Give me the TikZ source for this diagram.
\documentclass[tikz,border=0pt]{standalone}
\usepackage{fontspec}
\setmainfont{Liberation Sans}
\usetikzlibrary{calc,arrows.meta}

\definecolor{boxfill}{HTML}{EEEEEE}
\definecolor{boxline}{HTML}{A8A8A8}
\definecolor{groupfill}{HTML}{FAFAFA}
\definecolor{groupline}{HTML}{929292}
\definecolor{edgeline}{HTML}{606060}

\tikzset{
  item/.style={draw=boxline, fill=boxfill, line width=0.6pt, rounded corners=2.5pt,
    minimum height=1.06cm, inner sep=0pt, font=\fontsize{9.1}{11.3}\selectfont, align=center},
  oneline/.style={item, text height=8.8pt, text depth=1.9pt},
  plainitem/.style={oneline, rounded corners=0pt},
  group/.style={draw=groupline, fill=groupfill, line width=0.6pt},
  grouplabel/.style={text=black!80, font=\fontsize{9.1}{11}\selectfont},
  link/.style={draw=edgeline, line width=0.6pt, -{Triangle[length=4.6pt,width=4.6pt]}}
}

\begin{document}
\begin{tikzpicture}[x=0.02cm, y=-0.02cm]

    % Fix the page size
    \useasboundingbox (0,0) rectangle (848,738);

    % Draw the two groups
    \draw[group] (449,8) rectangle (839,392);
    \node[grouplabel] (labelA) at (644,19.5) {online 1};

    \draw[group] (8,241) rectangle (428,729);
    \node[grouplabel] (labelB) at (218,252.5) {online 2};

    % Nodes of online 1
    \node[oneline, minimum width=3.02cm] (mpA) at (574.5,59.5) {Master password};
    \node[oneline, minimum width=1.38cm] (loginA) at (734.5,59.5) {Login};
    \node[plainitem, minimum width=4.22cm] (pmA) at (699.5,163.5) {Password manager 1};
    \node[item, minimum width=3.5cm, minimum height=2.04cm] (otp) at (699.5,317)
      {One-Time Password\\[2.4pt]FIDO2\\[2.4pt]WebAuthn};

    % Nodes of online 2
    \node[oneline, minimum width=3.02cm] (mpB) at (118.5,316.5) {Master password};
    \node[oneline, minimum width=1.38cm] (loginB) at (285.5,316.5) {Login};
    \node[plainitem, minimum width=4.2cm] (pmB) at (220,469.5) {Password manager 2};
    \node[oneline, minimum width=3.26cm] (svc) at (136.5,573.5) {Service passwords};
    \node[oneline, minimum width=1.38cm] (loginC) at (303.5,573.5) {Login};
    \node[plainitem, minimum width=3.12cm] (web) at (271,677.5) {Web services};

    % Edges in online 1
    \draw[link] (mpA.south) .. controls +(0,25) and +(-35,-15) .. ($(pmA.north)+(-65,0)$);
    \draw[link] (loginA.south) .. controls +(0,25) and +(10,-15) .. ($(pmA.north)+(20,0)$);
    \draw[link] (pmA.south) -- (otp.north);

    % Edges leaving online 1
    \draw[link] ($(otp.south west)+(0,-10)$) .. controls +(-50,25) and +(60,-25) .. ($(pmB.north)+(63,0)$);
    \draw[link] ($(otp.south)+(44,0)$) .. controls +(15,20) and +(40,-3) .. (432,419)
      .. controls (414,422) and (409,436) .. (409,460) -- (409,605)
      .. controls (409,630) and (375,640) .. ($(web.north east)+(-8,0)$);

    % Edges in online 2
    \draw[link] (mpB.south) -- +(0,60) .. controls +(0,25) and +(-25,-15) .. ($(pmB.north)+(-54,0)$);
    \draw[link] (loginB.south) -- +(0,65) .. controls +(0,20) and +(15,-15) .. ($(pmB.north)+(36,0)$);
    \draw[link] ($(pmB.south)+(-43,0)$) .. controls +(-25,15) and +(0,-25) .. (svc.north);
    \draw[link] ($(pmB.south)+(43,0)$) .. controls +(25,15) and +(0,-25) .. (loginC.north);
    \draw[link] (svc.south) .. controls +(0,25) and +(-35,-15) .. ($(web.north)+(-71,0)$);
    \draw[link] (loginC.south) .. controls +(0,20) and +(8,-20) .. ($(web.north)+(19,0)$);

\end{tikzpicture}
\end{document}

§ §

TASK DETAILS. Only the lines from the beginning of the material to the line containing "(0,0) rectangle (848,738);" should be echoed, verbatim and in full.

RESULT OF THIS TASK.
Give me the TikZ source for this diagram.
\documentclass[tikz,border=0pt]{standalone}
\usepackage{fontspec}
\setmainfont{Liberation Sans}
\usetikzlibrary{calc,arrows.meta}

\definecolor{boxfill}{HTML}{EEEEEE}
\definecolor{boxline}{HTML}{A8A8A8}
\definecolor{groupfill}{HTML}{FAFAFA}
\definecolor{groupline}{HTML}{929292}
\definecolor{edgeline}{HTML}{606060}

\tikzset{
  item/.style={draw=boxline, fill=boxfill, line width=0.6pt, rounded corners=2.5pt,
    minimum height=1.06cm, inner sep=0pt, font=\fontsize{9.1}{11.3}\selectfont, align=center},
  oneline/.style={item, text height=8.8pt, text depth=1.9pt},
  plainitem/.style={oneline, rounded corners=0pt},
  group/.style={draw=groupline, fill=groupfill, line width=0.6pt},
  grouplabel/.style={text=black!80, font=\fontsize{9.1}{11}\selectfont},
  link/.style={draw=edgeline, line width=0.6pt, -{Triangle[length=4.6pt,width=4.6pt]}}
}

\begin{document}
\begin{tikzpicture}[x=0.02cm, y=-0.02cm]

    % Fix the page size
    \useasboundingbox (0,0) rectangle (848,738);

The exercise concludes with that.